The task of this project is to create a binary counter using LEDs (8 of them are needed for the project) with the help of a shift register. The binary counter is realized by means of a shift register in order to reduce the number of used digital pins of the Arduino UNO μcontroller, ie to increase the number of available pins of the μcontroller. The primary goal is to understand the principles of operation and how to use the shift register!

Required components

LED's (8. pcs)

Resistors 220Ω (8 pcs)

Shift register 74HC595

Electrical scheme

Connection diagram of Arduino UNO microcontroller and shift register 74HC595


// HC595
int CLOCK = 12;
int LATCH = 11;
int DATA = 10;
int counter = 1;

//podesavanje pinova kao izlaznih kako bi se kontrolisao registar
//setting pins as output to control the register
void setup(){ 
  pinMode(LATCH, OUTPUT);
  pinMode(CLOCK, OUTPUT);
  pinMode(DATA, OUTPUT);

void loop() { 
  digitalWrite(LATCH, LOW);
  shiftOut(DATA, CLOCK, MSBFIRST, counter);
  digitalWrite(LATCH, HIGH);
  if (counter >= 256) counter=1;

Sketch explanation

Definition section

The variables CLOCK, LATCH and DATA are defined with values 12, 11 and 10 (respectively). The names of the variables represent the pins on the integrated circuit to which the Arduino UNO will be connected, and their values represent the digital pins of the Arduino. The counter variable represents a counter whose initial value is 1.

Setup section

The CLOCK, LATCH, and DATA pins (12, 11, and 10) are defined as the output pins used to control the shift register itself. CLOCK represents the clock pin of the register, LATCH is the pin which (when active) displays the data stored in the register on the output pins. The DATA pin is the one with which we send data bit by bit and place it in the register.s

Loop section

digitalWrite(LATCH, LOW);

the LATCH pin (11) is set to logic 0, which turns off the output pins of the register, so there is no signal at the output;

shiftOut(DATA, CLOCK, MSBFIRST, counter);

This function writes one bit from the DATA pin (10) to the shift register with the clock CLOCK (12) in the order defined by the third parameter MSBFIRST, while the last parameter is the data that is written to the register - counter.
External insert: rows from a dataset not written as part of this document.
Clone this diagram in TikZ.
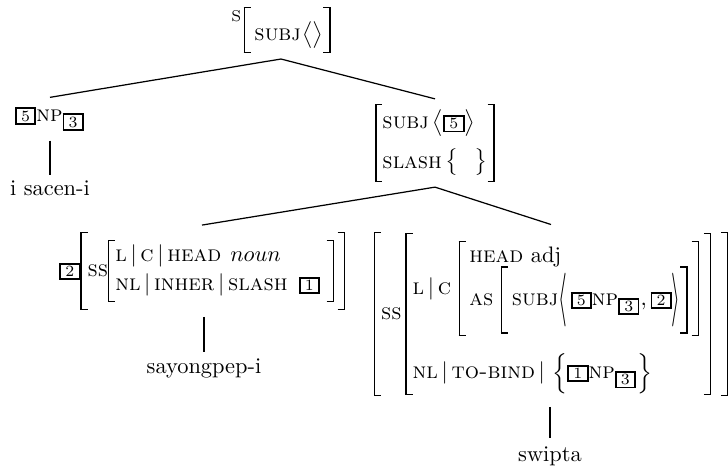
\documentclass[tikz,border=0pt]{standalone}
\usepackage{amsmath}
\usepackage{graphicx}
\newcommand{\tg}[1]{{\setlength{\fboxsep}{0.6pt}\setlength{\fboxrule}{0.85pt}\fbox{\hspace{1.3pt}\scriptsize #1\hspace{1.3pt}}}}
\newcommand{\LB}[1]{\mathopen{\vcenter{\hrule width 3.2pt height 0.5pt\hbox to 3.2pt{\vrule width 0.55pt height \dimexpr#1-1pt\relax\hfil}\hrule width 3.2pt height 0.5pt}}}
\newcommand{\RB}[1]{\mathclose{\vcenter{\hrule width 3.2pt height 0.5pt\hbox to 3.2pt{\hfil\vrule width 0.55pt height \dimexpr#1-1pt\relax}\hrule width 3.2pt height 0.5pt}}}
\newcommand{\LA}[1]{\mathopen{\vcenter{\hbox{\scalebox{1}[#1]{$\langle$}}}}}
\newcommand{\RA}[1]{\mathclose{\vcenter{\hbox{\scalebox{1}[#1]{$\rangle$}}}}}
\begin{document}
\begin{tikzpicture}[x=0.4464pt,y=-0.4464pt,
  every node/.style={inner sep=0pt,outer sep=0pt},
  branch/.style={line width=0.55pt},
  stem/.style={line width=0.9pt}]
\useasboundingbox (0,0) rectangle (728,474);
% root
\node[outer ysep=2.7pt] (root) at (281,30) {\raisebox{6.2pt}{\scriptsize S}\kern1pt$\LB{20.5pt}\raisebox{-2.4pt}{$\,\textsc{subj}\mkern1mu\big\langle\big\rangle$}\RB{20.5pt}$};
% left daughter
\node[outer ysep=4.5pt] (np) at (50,119) {\tg{5}$\textsc{np}_{\tg{3}}$};
\node[anchor=base] (w1) at (50,195) {i sacen-i};
% right daughter
\node[outer ysep=2.2pt] (vp) at (435,143) {$\LB{35pt}\begin{array}{@{}l@{}}\textsc{subj}\,\big\langle\tg{5}\big\rangle\\[5.4pt]\textsc{slash}\,\big\{\hspace{7pt}\big\}\end{array}\RB{35pt}$};
% lower left
\node[outer ysep=3pt] (lav) at (202,271) {\tg{2}$\LB{35pt}\textsc{ss}\LB{28pt}\begin{array}{@{}l@{}}\textsc{l}\,|\,\textsc{c}\,|\,\textsc{head}\hspace{4pt}noun\\[1pt]\textsc{nl}\,|\,\textsc{inher}\,|\,\textsc{slash}\hspace{5pt}\tg{1}\end{array}\hspace{3pt}\RB{28pt}\,\RB{35pt}$};
\node[anchor=base] (w2) at (204,373) {sayongpep-i};
% lower right
\node[outer ysep=3.2pt] (rav) at (551,314) {$\LB{73.5pt}\textsc{ss}\,\LB{72pt}\raisebox{-1.5pt}{$\begin{array}{@{}l@{}}\textsc{l}\,|\,\textsc{c}\ \LB{42.5pt}\,\begin{array}{@{}l@{}}\textsc{head}\ \text{adj}\\[-2pt]\textsc{as}\ \LB{30pt}\,\textsc{subj}\LA{2.4}\,\tg{5}\textsc{np}_{\tg{3}},\tg{2}\RA{2.4}\RB{30pt}\end{array}\hspace{1.8pt}\RB{42.5pt}\\\rule{0pt}{19pt}\textsc{nl}\,|\,\textsc{to-bind}\,|\ \Big\{\tg{1}\textsc{np}_{\tg{3}}\Big\}\end{array}$}\hspace{2.2pt}\RB{72pt}\hspace{4.4pt}\RB{73.5pt}$};
\node[anchor=base] (w3) at (550,461) {swipta};
% connectors
\draw[branch] (root.south) -- (np.north);
\draw[branch] (root.south) -- (vp.north);
\draw[branch] (vp.south) -- (lav.north);
\draw[branch] (vp.south) -- (rav.north);
\draw[stem,shorten >=2.2pt] (np.south) -- (np.south |- w1.north);
\draw[stem,shorten >=2.7pt] (lav.south -| w2.north) -- (w2.north);
\draw[stem,shorten <=1.5pt,shorten >=3.5pt] (rav.south -| w3.north) -- (w3.north);
\end{tikzpicture}
\end{document}
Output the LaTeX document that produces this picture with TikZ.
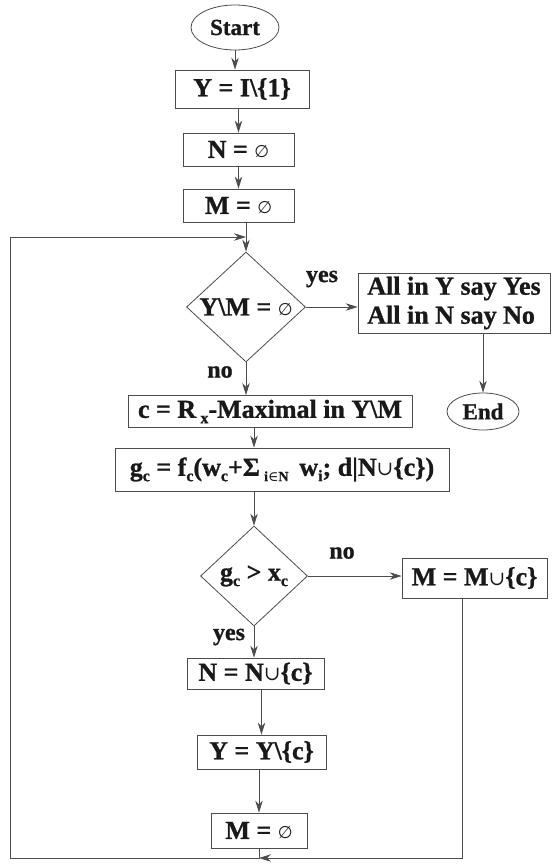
\documentclass[tikz,border=0pt]{standalone}
\usepackage{fontspec}
\setmainfont{Liberation Serif}[BoldFeatures={FakeBold=1}]
\newfontfamily\symfam{DejaVu Serif}
\newfontfamily\emptyfam{DejaVu Sans}
\usetikzlibrary{shapes.geometric,arrows.meta}
\newcommand\myempty{{\emptyfam\fontsize{17}{17}\selectfont\mdseries ∅}}
\newcommand\mycup{{\symfam\fontsize{20}{20}\selectfont\mdseries ∪}}
\newcommand\myin{{\symfam\mdseries ∈}}
\newcommand\mysub[1]{\raisebox{-0.45ex}{\fontsize{16}{16}\selectfont #1}}
\newcommand\smsub[1]{\raisebox{-0.45ex}{\fontsize{14}{14}\selectfont #1}}
\definecolor{lc}{gray}{0.3}
\definecolor{tc}{gray}{0.1}
\begin{document}
\begin{tikzpicture}[x=1pt,y=-1pt,
  every node/.style={font=\fontsize{26}{29}\selectfont\bfseries, text=tc},
  box/.style={draw=lc, line width=0.8pt, rectangle, inner sep=0pt},
  term/.style={draw=lc, line width=0.8pt, ellipse, inner sep=0pt, font=\fontsize{23}{26}\selectfont\bfseries},
  decide/.style={draw=lc, line width=0.8pt, diamond, inner sep=0pt, aspect=1.08},
  arr/.style={draw=lc, line width=0.8pt, -{Stealth[length=12pt,width=7.5pt]}},
  lbl/.style={inner sep=0pt, font=\fontsize{24}{28}\selectfont\bfseries}]
\useasboundingbox (0,0) rectangle (553,864);
\fill[white] (0,0) rectangle (553,864);

\node[term, minimum width=88pt, minimum height=45pt] (start) at (235,27.5) {Start};
\node[box, minimum width=134pt, minimum height=38pt] (y1) at (242,89) {Y = I\textbackslash\{1\}};
\node[box, minimum width=111pt, minimum height=33pt] (n1) at (238.5,149.5) {N = \myempty};
\node[box, minimum width=111pt, minimum height=33pt] (m1) at (238.5,205.5) {M = \myempty};
\node[decide, minimum width=119pt, minimum height=110pt] (d1) at (246,307) {Y\textbackslash M = \myempty};
\node[box, minimum width=192pt, minimum height=60pt, align=left] (all) at (454,303) {All in Y say Yes\\All in N say No};
\node[term, minimum width=72pt, minimum height=37pt] (end) at (483,411.5) {End};
\node[box, minimum width=284pt, minimum height=32pt] (c) at (270,411.5) {c = R\,\mysub{x}-Maximal in Y\textbackslash M};
\node[box, minimum width=334pt, minimum height=43pt] (g) at (282,469.5) {g\mysub{c} = f\mysub{c}(w\mysub{c}+Σ\,\smsub{i\myin N}\, w\mysub{i}; d|N\mycup\{c\})};
\node[decide, minimum width=107pt, minimum height=100pt] (d2) at (254,576) {g\mysub{c} > x\mysub{c}};
\node[box, minimum width=145pt, minimum height=40pt] (mu) at (474.5,578) {M = M\mycup\{c\}};
\node[box, minimum width=137pt, minimum height=31pt] (n2) at (255.5,673.5) {N = N\mycup\{c\}};
\node[box, minimum width=129pt, minimum height=34pt] (y2) at (261.5,752) {Y = Y\textbackslash\{c\}};
\node[box, minimum width=96pt, minimum height=35pt] (m2) at (259,830.5) {M = \myempty};

\node[lbl] (yes1) at (322,279) {yes};
\node[lbl] (no1) at (220,372) {no};
\node[lbl] (no2) at (342,553) {no};
\node[lbl] (yes2) at (229,637) {yes};

\coordinate (lt) at (10,237);
\coordinate (lb) at (10,858);
\coordinate (rb) at (462,858);
\coordinate (jn) at (259,858);

\draw[arr] (start.south) -- (start.south |- y1.north);
\draw[arr] (n1.north |- y1.south) -- (n1.north);
\draw[arr] (m1.north |- n1.south) -- (m1.north);
\draw[arr] (d1.north |- m1.south) -- (d1.north);
\draw[arr] (d1.east) -- (d1.east -| all.west);
\draw[arr] (end.north |- all.south) -- (end.north);
\draw[arr] (d1.south) -- (d1.south |- c.north);
\draw[arr] (d2.north |- c.south) -- (d2.north |- g.north);
\draw[arr] (d2.north |- g.south) -- (d2.north);
\draw[arr] (d2.east) -- (d2.east -| mu.west);
\draw[arr] (d2.south) -- (d2.south |- n2.north);
\draw[arr] (y2.north |- n2.south) -- (y2.north);
\draw[arr] (m2.north |- y2.south) -- (m2.north);
\draw[arr] (mu.south -| rb) -- (rb) -- (jn);
\draw[arr] (m2.south) -- (jn) -- (lb) -- (lt) -- (d1.north |- lt);
\end{tikzpicture}
\end{document}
digitalWrite(LATCH, HIGH);

the LATCH pin (11) is placed on logic 1, allowing data to be displayed on the output pins of the register;


the counter value increases

if (counter >= 256) counter=1;

if the value of the counter is greater than or equal to 256, then its value is set to 1 (the counter starts counting from the number 1 again).

Еxplanation of the shiftOut function

Transmits 1 byte of data bit by bit. The cycle begins from either the most or least significant bit. After each CLOCK trigger, 1 bit of data is written to the DATA pin.

Syntax: shiftOut(dataPin, clockPin, bitOrder, value)


dataPin – pin to which each bit is sent (allowed data type int)

clockPin – the pin to toggle once the dataPin has been set to the correct value. Allowed data types: int.

bitOrder – which order to shift out the bits; either MSBFIRST or LSBFIRST. (Most Significant Bit First, or, Least Significant Bit First).

value – the data to shift out. Allowed data types: byte.

Return value - None